The bribery cases within America’s elite colleges and universities may be the least fraudulent thing, Inez Stepman writes in the Federalist, in which she highlights that endowment-laden universities are the recipients of $1.5 trillion in tax-funded loans.
Universities are big business, and their excess is all the more offensive for having being built in no small part on the backs of the majority of Americans who never set foot in their hallowed halls.
The federal government spends $75 billion a year on higher education. Taxpayers also hold the ultimate dance card for the $1.5 trillion in outstanding student loan debt, much of which will likely not be fully repaid. For public universities, state-level funds also play a large role.
It makes no sense for a Republican majority to hand out political subsidies to the breeding grounds of their political opponents. It makes even less sense for Americans making the average household income of $60,000 to subsidize the women’s studies degrees of the elite.
Vassals of a New Feudalism
This is the new feudalism. Universities appeal to the public purse on the basis that they form better workers and citizens, and take the best from all walks of life on a meritocratic basis for the study of higher things.
The reality they offer is a laughable shadow of that promise, and not just because Hollywood actresses bribe smart kids to take the ACT in place of their children.
The bribery case making headlines just might be the least fraudulent thing about higher education.”

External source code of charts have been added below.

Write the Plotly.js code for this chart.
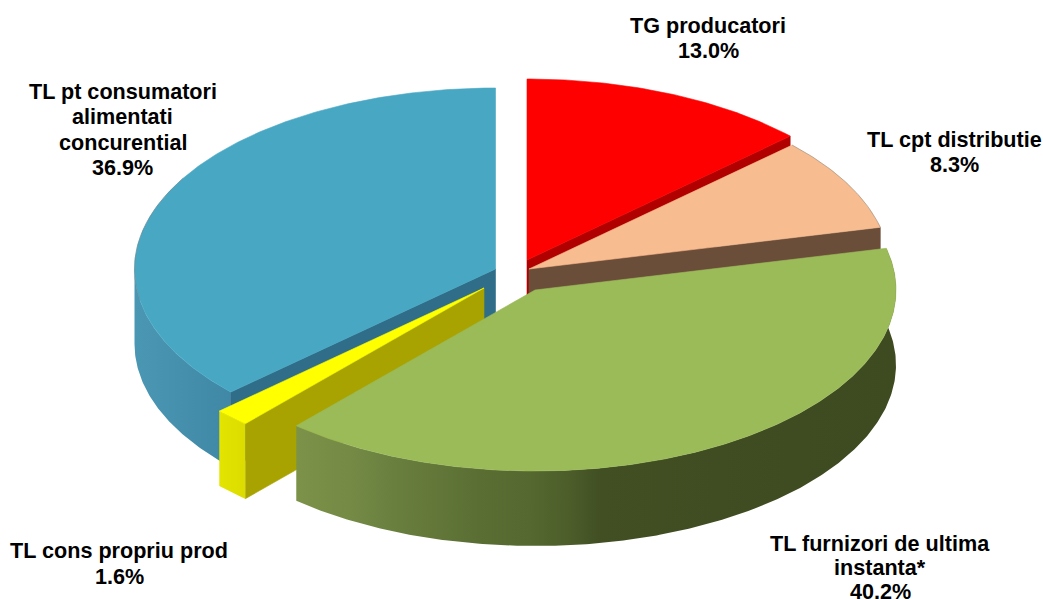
<!DOCTYPE html>
<html><head><meta charset="utf-8">
<script src="https://cdn.plot.ly/plotly-3.0.1.min.js"></script>
<style>html,body{margin:0;padding:0;background:#fff;overflow:hidden}#chart{width:1043px;height:599px}</style>
</head><body><div id="chart"></div>
<script>
// ---- data ----
const categories = ["TG producatori","TL cpt distributie","TL furnizori de ultima<br>instanta*","TL cons propriu prod","TL pt consumatori<br>alimentati<br>concurential"];
const values = [13.0, 8.3, 40.2, 1.6, 36.9];

// ---- drawing parameters ----
const RX = 361, RY = 181, DEPTH = 75;
const centers = [[527,260],[529,269],[535,290],[484,288],[495.5,269]];
const topColors = ["#ff0000","#f7bd90","#9bbb59","#ffff00","#48a8c4"];
const faceColors = ["#b00000","#6b4e3a",null,"#a8a300","#2f6d88"];
const labelPos = [[708,33],[954,147],[880,551],[119,558.5],[122.5,99]];
const lineSteps = [25.4,25.4,23.8,25.4,25.4];
const FONT_SIZE = 21.6;
const greenWall = [[296,"#7c9249"],[350,"#748a45"],[390,"#6a803f"],[430,"#637839"],[480,"#5a6e34"],[530,"#55682f"],[570,"#4c5d2a"],[600,"#414f23"],[897,"#3e4a20"]];
const blueWall = [[134,"#4a97b4"],[230,"#4088a5"]];
const yellowWall = [[219,"#e4e400"],[245,"#dcdc00"]];

const rad = d => d*Math.PI/180;
// slice angles from the values
const angles=[];let acc=0;
values.forEach(v=>{const s=acc*3.6;acc+=v;angles.push([s,acc*3.6]);});
const px=(c,t)=>c[0]+RX*Math.sin(rad(t));
const py=(c,t,d)=>c[1]-RY*Math.cos(rad(t))+(d||0);

const traces=[];
function poly(xs,ys,color,name,extra){
  traces.push(Object.assign({type:"scatter",mode:"lines",x:xs,y:ys,fill:"toself",fillcolor:color,
    line:{color:color,width:0.6},name:name,hoverinfo:"skip",showlegend:false},extra||{}));
}
function topFace(i){
  const c=centers[i],[a,b]=angles[i],xs=[c[0]],ys=[c[1]];
  const n=Math.max(4,Math.round((b-a)*2));
  for(let k=0;k<=n;k++){const t=a+(b-a)*k/n;xs.push(px(c,t));ys.push(py(c,t));}
  xs.push(c[0]);ys.push(c[1]);
  poly(xs,ys,topColors[i],categories[i]);
}
function radial(i,t){
  const c=centers[i];
  poly([c[0],px(c,t),px(c,t),c[0],c[0]],[c[1],py(c,t),py(c,t,DEPTH),c[1]+DEPTH,c[1]],faceColors[i],categories[i]);
}
function wall(i,t0,t1,stops){
  const c=centers[i],xs=[],ys=[],n=Math.max(4,Math.round((t1-t0)*2));
  for(let k=0;k<=n;k++){const t=t0+(t1-t0)*k/n;xs.push(px(c,t));ys.push(py(c,t));}
  for(let k=n;k>=0;k--){const t=t0+(t1-t0)*k/n;xs.push(px(c,t));ys.push(py(c,t,DEPTH));}
  xs.push(xs[0]);ys.push(ys[0]);
  const x0=stops[0][0],x1=stops[stops.length-1][0];
  poly(xs,ys,stops[0][1],categories[i],{
    line:{width:0,color:"rgba(0,0,0,0)"},
    fillgradient:{type:"horizontal",start:x0,stop:x1,colorscale:stops.map(s=>[(s[0]-x0)/(x1-x0),s[1]])}
  });
}
function rim(i,t0,t1){
  const c=centers[i],xs=[],ys=[],n=Math.round((t1-t0)*2);
  for(let k=0;k<=n;k++){const t=t0+(t1-t0)*k/n;xs.push(px(c,t));ys.push(py(c,t));}
  traces.push({type:"scatter",mode:"lines",x:xs,y:ys,line:{color:"rgba(120,120,120,0.45)",width:1},hoverinfo:"skip",showlegend:false});
}
// blue
wall(4,angles[4][0],270,blueWall);
radial(4,angles[4][0]);
topFace(4);
rim(4,260,300);
// red
radial(0,angles[0][1]);
topFace(0);
// peach
radial(1,angles[1][1]);
topFace(1);
rim(1,angles[1][0],angles[1][1]);
// yellow
radial(3,angles[3][0]);
wall(3,angles[3][0],angles[3][1],yellowWall);
topFace(3);
// green
wall(2,angles[2][0],angles[2][1],greenWall);
topFace(2);

// labels, one annotation per line so that the reference line pitch is kept
const annotations=[];
categories.forEach((c,i)=>{
  const lines=c.split("<br>").concat(values[i].toFixed(1)+"%");
  lines.forEach((ln,k)=>annotations.push({
    x:labelPos[i][0],y:labelPos[i][1]+k*lineSteps[i]-0.35*FONT_SIZE,xref:"x",yref:"y",
    xanchor:"center",yanchor:"middle",align:"center",showarrow:false,
    text:"<b>"+ln+"</b>",
    font:{family:"Liberation Sans, Arial, sans-serif",size:FONT_SIZE,color:"#000"}
  }));
});
Plotly.newPlot("chart",traces,{
  width:1043,height:599,margin:{l:0,r:0,t:0,b:0},paper_bgcolor:"#fff",plot_bgcolor:"#fff",showlegend:false,
  xaxis:{range:[0,1043],visible:false,fixedrange:true},
  yaxis:{range:[599,0],visible:false,fixedrange:true},
  annotations:annotations
},{displayModeBar:false,staticPlot:true});
</script></body></html>
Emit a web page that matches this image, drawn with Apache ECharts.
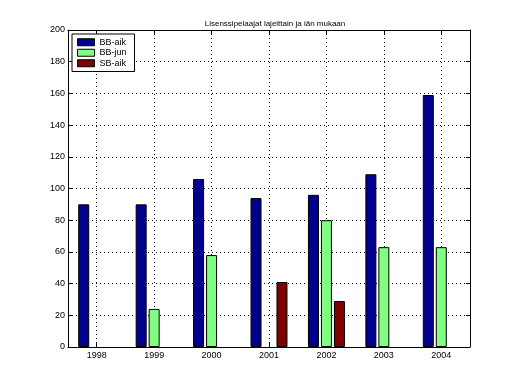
<!DOCTYPE html>
<html><head><meta charset="utf-8">
<script src="https://cdn.jsdelivr.net/npm/echarts@6/dist/echarts.min.js"></script>
<style>html,body{margin:0;padding:0;background:#fff}#c{width:520px;height:390px}</style>
</head><body><div id="c"></div>
<script>
var title = 'Lisenssipelaajat lajeittain ja iän mukaan';
var years = ['1998','1999','2000','2001','2002','2003','2004'];
var seriesNames = ['BB-aik','BB-jun','SB-aik'];
var bbAik = [90, 90, 106, 94, 96, 109, 159];
var bbJun = [null, 24, 58, null, 80, 63, 63];
var sbAik = [null, null, null, 41, 29, null, null];
var colors = ['#00008f', '#80ff80', '#800000'];
var yTicks = [0, 200, 20];

var font = 'Liberation Sans, Arial, sans-serif';
var chart = echarts.init(document.getElementById('c'), null, {renderer:'canvas'});
function mk(name, data, color){
  return {name:name, type:'bar', data:data, barWidth:11, barGap:'18%',
    itemStyle:{color:color, borderColor:'#000', borderWidth:1}, animation:false, z:3};
}
var dotted = {color:'#000', type:[1,3], width:1};
chart.setOption({
  animation:false,
  title:{text:title, left:270, textAlign:'center', top:15,
    textStyle:{fontSize:8, fontWeight:'normal', color:'#000', fontFamily:font}},
  legend:{data:seriesNames, orient:'vertical', left:72, top:34, padding:[3,8,3,5], z:10,
    itemWidth:17, itemHeight:7, itemGap:0, borderColor:'#000', borderWidth:1,
    backgroundColor:'#fff', icon:'rect',
    textStyle:{fontSize:9, color:'#000', fontFamily:font, lineHeight:10.5},
    itemStyle:{borderColor:'#000', borderWidth:1}},
  grid:{left:68, right:50, top:30, bottom:43, containLabel:false},
  xAxis:[{type:'category', data:years, position:'bottom',
    axisLine:{onZero:false, lineStyle:{color:'#000', width:1}},
    axisTick:{show:true, inside:true, alignWithLabel:true, length:4, lineStyle:{color:'#000'}},
    axisLabel:{fontSize:9, color:'#000', fontFamily:font, margin:4},
    splitLine:{show:false}},
    {type:'category', data:years, position:'top',
    axisLine:{onZero:false, lineStyle:{color:'#000', width:1}},
    axisTick:{show:true, inside:true, alignWithLabel:true, length:4, lineStyle:{color:'#000'}},
    axisLabel:{show:false}, splitLine:{show:false}}],
  yAxis:[{type:'value', min:yTicks[0], max:yTicks[1], interval:yTicks[2], position:'left',
    axisLine:{show:true, onZero:false, lineStyle:{color:'#000', width:1}},
    axisTick:{show:true, inside:true, length:4, lineStyle:{color:'#000'}},
    axisLabel:{fontSize:9, color:'#000', fontFamily:font, margin:3},
    splitLine:{show:true, lineStyle:dotted}},
    {type:'value', min:yTicks[0], max:yTicks[1], interval:yTicks[2], position:'right',
    axisLine:{show:true, onZero:false, lineStyle:{color:'#000', width:1}},
    axisTick:{show:true, inside:true, length:4, lineStyle:{color:'#000'}},
    axisLabel:{show:false}, splitLine:{show:false}}],
  series:[mk(seriesNames[0], bbAik, colors[0]), mk(seriesNames[1], bbJun, colors[1]), mk(seriesNames[2], sbAik, colors[2]),
    {type:'line', data:[], z:0, zlevel:0, silent:true, legendHoverLink:false,
     markLine:{silent:true, z:0, zlevel:0, symbol:['none','none'], animation:false, label:{show:false},
       lineStyle:dotted, emphasis:{disabled:true},
       data:years.map(function(y){return {xAxis:y};})}}]
});
</script></body></html>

Tuition for All – Funded by U.S. Taxpayer
The left, allegedly still the voice of the working man, wants to increase that burden. Rep. Alexandria Ocasio-Cortez and other mainstream voices in the Democratic Party have voiced support for “tuition free” college, which of course in reality means “tuition bill entirely funded by the U.S. taxpayer.”
If she wants to really eat the rich, she should instead look into why the tax code exempts multi-billion-dollar endowments while the institutions attached to them still accept federal charity in the form of taxpayer-backed student loans. Why should a single student at Yale University, which has a cool $26 billion laying around in its endowment, require a taxpayer-backed loan to attend?